Bad news, because this animal plays an important role at the bottom of the food chain.

“The giant kangaroo rat is also a critical source of food for everything from owls to snakes to foxes, to even coyotes and mountain lions in some cases. So when the bottom falls out on these ecosystems, everyone feels the pain,” he says.

This is how it goes throughout California. North of the Carrizo Plain, high-up in the mountains, snow pack is a fraction of what it should be. In April, it measured just 5 percent of the monthly average. That’s trickling down – or not trickling down – to the fish that swim in California’s rivers.

“Everything right now is putting extreme pressure on those populations,” says Stafford Lehr, chief of fisheries for the California Department of Fish and Wildlife.

Lehr says the drought killed off nearly every single endangered winter-run Chinook salmon in the state last year. The San Joaquin and Sacramento rivers where they spawn are shallower. They’re warmer. They’re too warm for the fish to thrive.

“Conditions were even worse this year,” Lehr says.

In early June, the state and federal government will finish up what’s been called the biggest fish-lift project in California’s history. Lehr says the Central Valley’s five fish hatcheries produce about 30 million baby salmon every year. They’re supposed to swim to the ocean.
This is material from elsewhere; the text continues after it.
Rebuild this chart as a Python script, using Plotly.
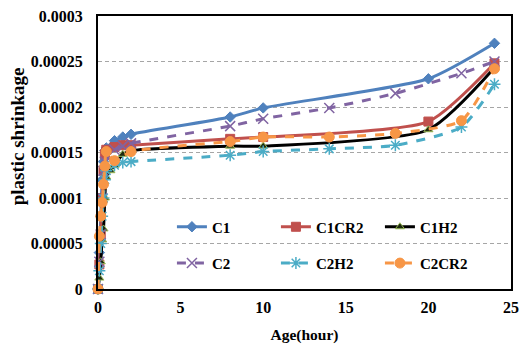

“However, in this drought scenario, the conditions go to the point where most likely none of them would make it out,” Lehr says.

The solution sounds unnaturally simple. Put all 30 million fish into trucks and drive them an hour and a half to the San Francisco Bay.

“Where they could subsequently be released into the bay and out through the Golden Gate,” he says.

This plan is not without flaws. Lehr says trucking fish pretty much guarantees the stray rate will go up. In other words, fewer salmon will find their way back to the streams where they were born. That usually happens after two to four years of living in the ocean. By then, no one knows if there will be enough water in California rivers to swim back up.

“People have criticized the operation saying you are just doing for the fishermen, or to preserve some industry,” Lehr says. “Well, that plays a role into it.”

Lehr says when California had to close off fisheries in 2008 and 2009 because of poor conditions in the rivers and ocean, it cost the state hundreds of millions of dollars. So there’s a level of desperation.

It’s gotten so dry in some rivers that wildlife officials are putting other species on life support. Lehr says populations of the McCloud River redband trout have been removed from the wild. They’re kept in holding tanks – holding onto life until the water comes back.